Si la Charte est effectivement « contre » quoi que ce soit, elle est contre les privilèges et les intégrismes religieux. C’est une mesure préventive nécessaire afin d’empêcher les intégristes de gagner encore du terrain au sein de l’État et pour éviter que des privilèges indus soient accordés à certaines croyances.

Plusieurs événements récents à l’extérieur du Québec jettent une lumière révélatrice sur cette question.

Un tribunal en Ontario a récemment statué qu’imposer aux nouveaux citoyens canadiens l’obligation de jurer allégeance à la reine d’Angleterre est constitutionnellement justifié. Bien que ce serment sous contrainte constitue une atteinte à la liberté d’expression, cette contrainte est jugée raisonnable. L’on constate ici une forte analogie avec l’interdiction du port de signes religieux par les fonctionnaires en fonction, car cette dernière constitue elle aussi une restriction raisonnable. Au fait, la justification du serment est bien plus faible ; il me semble que garantir la neutralité religieuse de la fonction publique est un but bien davantage valable que l’allégeance forcée envers un monarque étranger qui, en plus, est chef d’une église !

Pendant ce temps en France, pays où le port des signes religieux chez les fonctionnaires d’État est prohibé depuis 1905 et chez les élèves des lycées depuis 2004, un tribunal a récemment donné raison à une musulmane congédiée de son emploi dans une garderie privée « Baby Loup » pour avoir porté le hidjab au travail. La FNLP (Fédération National de la Libre Pensée, www.fnlp.fr) qui défend la laïcité depuis plus d’un siècle, a aussi exprimé son accord avec ce jugement, car il s’agit ici du secteur privé où l’interdiction ne doit pas s’appliquer. Remarquons aussi que la FNLP s’oppose à la loi française qui interdit depuis 2010 le niqab partout en public. Si jamais de telles situations se produisaient dans ce pays, l’approche disciplinée de la FNLP – défendre la stricte laïcité de l’État tout en prônant la plus grande liberté en dehors de cet État – constituerait un bel exemple pour guider nos débats. La FNLP est, tout comme LPA-AFT, un organisme fondateur de l’Association International de Libre Pensée (AILP, www.internationalfreethought.org).
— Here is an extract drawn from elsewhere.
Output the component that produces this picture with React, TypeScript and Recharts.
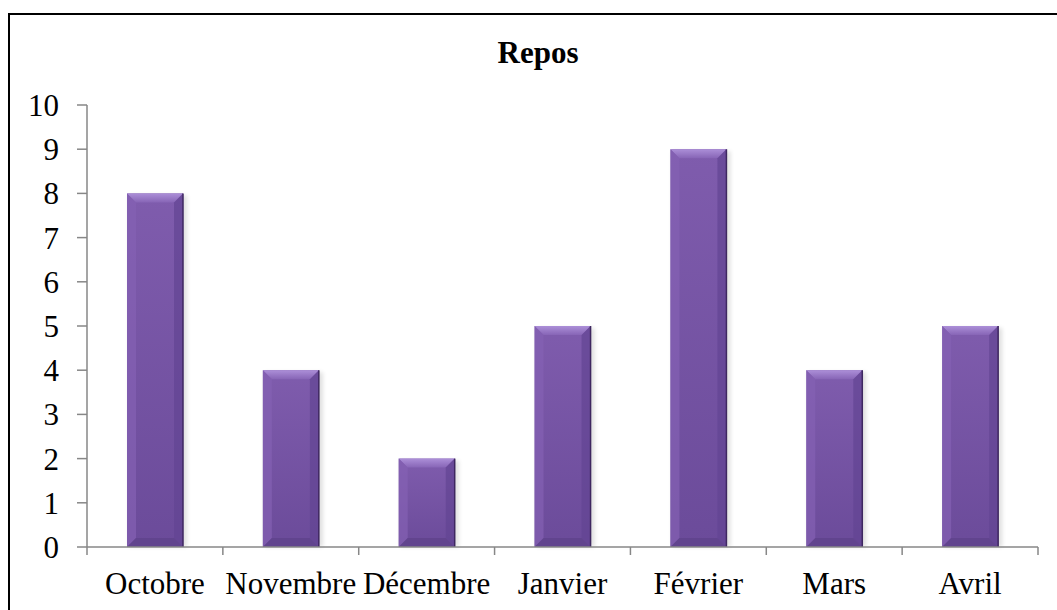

En Turquie, le port du voile islamique par les employées de la fonction publique est interdit depuis l’adoption d’un ensemble de mesures laïques sous le régime de Mustafa Atatürk dans les années 1920. Mais cette interdiction vient d’être levée par l’actuel gouvernement pro-islamique et anti-laïque. Il s’agit d’un recul bien inquiétant et l’on constate un retour en force de l’intégrisme dans ce pays.

Le Québec, par contre, veut progresser afin de compléter son processus de laïcisation.

À propos du crucifix à l’Assemblée nationale

Il est important de constater que ce crucifix n’est même pas mentionné dans les dispositions de la Charte. Toutefois, le ministre Bernard Drainville a déclaré, simultanément avec le lancement de la proposition de Charte, que ce crucifix resterait à sa place. Cette déclaration a été utilisée par plusieurs comme raison – ou plutôt comme prétexte – pour s’opposer à la Charte. Cette opposition est illogique.

À peu près tous les éléments de la société qui appuient la Charte s’opposent au maintien du crucifix, sauf peut-être quelques péquistes qui suivent servilement la ligne du parti. Si la Charte est adoptée, les symboles religieux seront interdit dans les institutions d’État et le gouvernement sera confronté à une pression énorme contre le maintient du crucifix, une pression qui ne ferait qu’augmenter avec le temps. Tôt ou tard, il serait contraint de déplacer le crucifix ailleurs pour se conformer à la Charte que lui-même aura proposée et adoptée. Mais si la Charte n’est pas adoptée, il n’y aurait alors aucune raison de changer quoique ce soit. Ce « sacré » crucifix, symbole de la Grande Noirceur duplessiste, resterait alors certainement accroché au mur au-dessus du siège du président de l’Assemblée nationale. Le gouvernement ne subira aucune pression pour le déplacer ; au contraire, l’échec de la Charte constituera une excellente justification de sa présence là où il est actuellement. Les laïques auront alors perdu sur tous les plans.

Si on veut se débarrasser de ce crucifix fâcheux symbole de l’intrusion du religieux dans le politique, il faut que la Charte soit adoptée.